Mis esfuerzos sin Dios nada son y
nada valen: Sin mí nada podéis hacer (Juan 15, 5). Sólo serán útiles y
bendecidos de Dios, si en virtud de la vida interior, los realizo en unión con
Jesús. Sólo así darán mucho fruto: Todo lo puedo en Aquél que me conforta
(Filipenses 4,13).
Si brotan de mi autosuficiencia, de la confianza en mis propios talentos, o del
afán de lucirme con el éxito, serán reprobados por Dios; porque sería sacrílega
locura pretender arrebatar a Dios algo de su gloria para dármela a mí.
Esta convicción, lejos hacerme pusilánime, constituirá toda mi fuerza, y me
impulsará a acudir a la oración para asegurarme la ayuda de Dios y el fruto
apostólico.
Debo pedir a Dios que vivifique mis obras y me preserve del orgullo, que es el
primero y principal obstáculo para que me ayude.

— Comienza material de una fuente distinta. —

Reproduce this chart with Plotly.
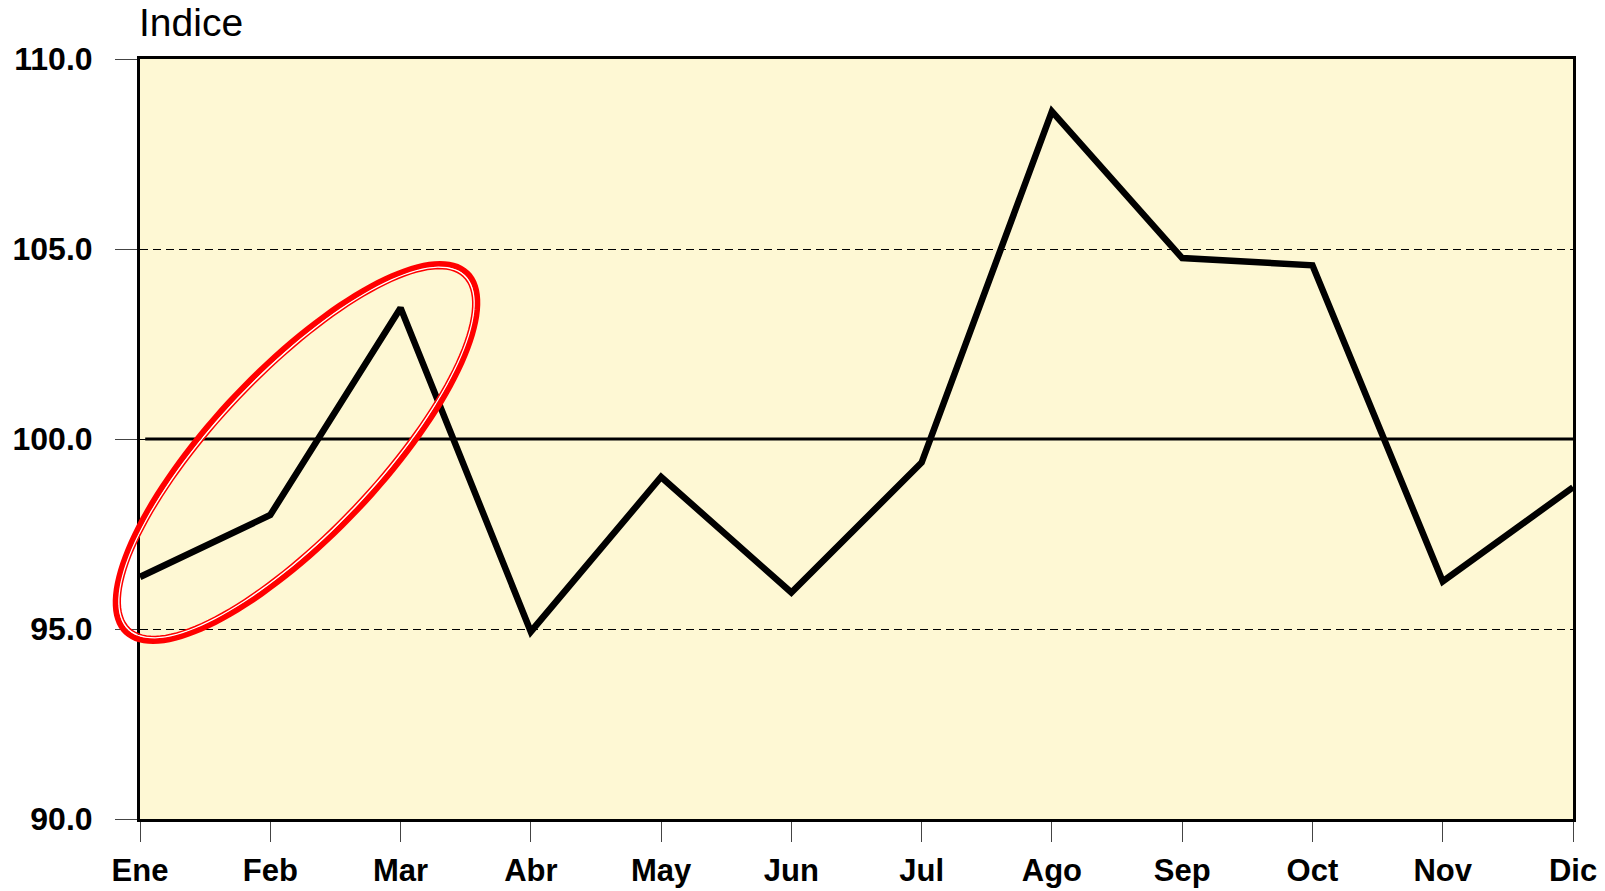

La vida interior es vida de predestinados, porque responde al fin que Dios se
propuso al crearnos. Responde también al fin de la Encarnación:
Dios envió al mundo a su Unigénito para que vivamos por El (1 Juan 4,9).

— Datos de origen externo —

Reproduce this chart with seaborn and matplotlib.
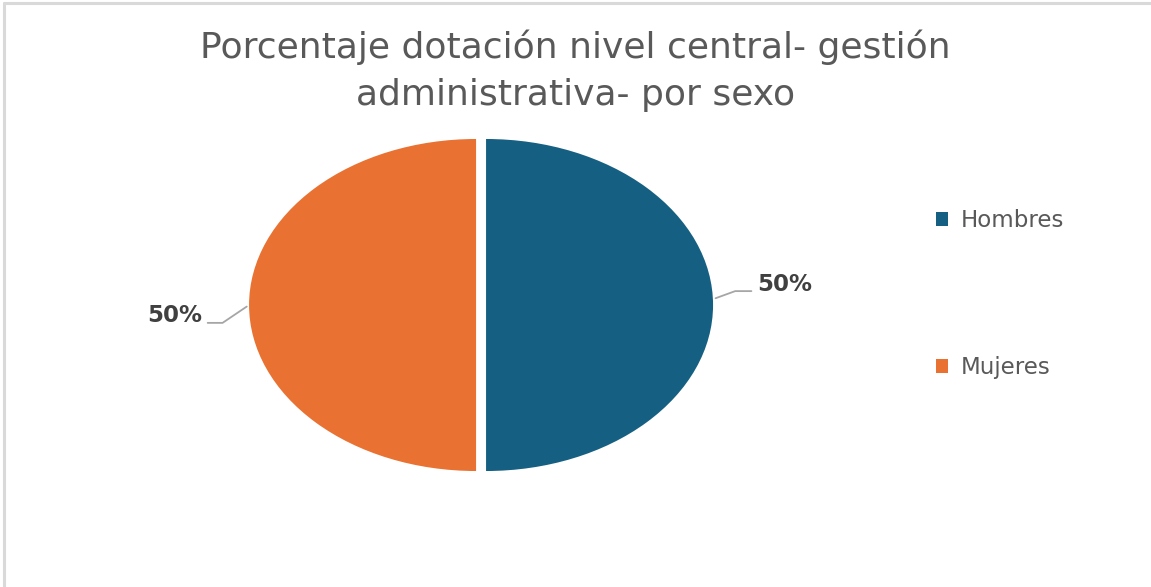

Es un estado bienaventurado porque el fin del hombre consiste en vivir unido a
Dios, su Creador y Redentor (Santo Tomás de Aquino). Toda su felicidad se
encuentra ahí; pues si bien es verdad que se encuentran espinas en esta vida
por de fuera, en cambio, el interior se encuentra
lleno de rosas, todo al contrario de lo que sucede con los goces y alegrías del
mundo. Esto es lo que al santo Cura de Ars le hacía exclamar:
¡Cuán dignas de compasión son las gentes del mundo!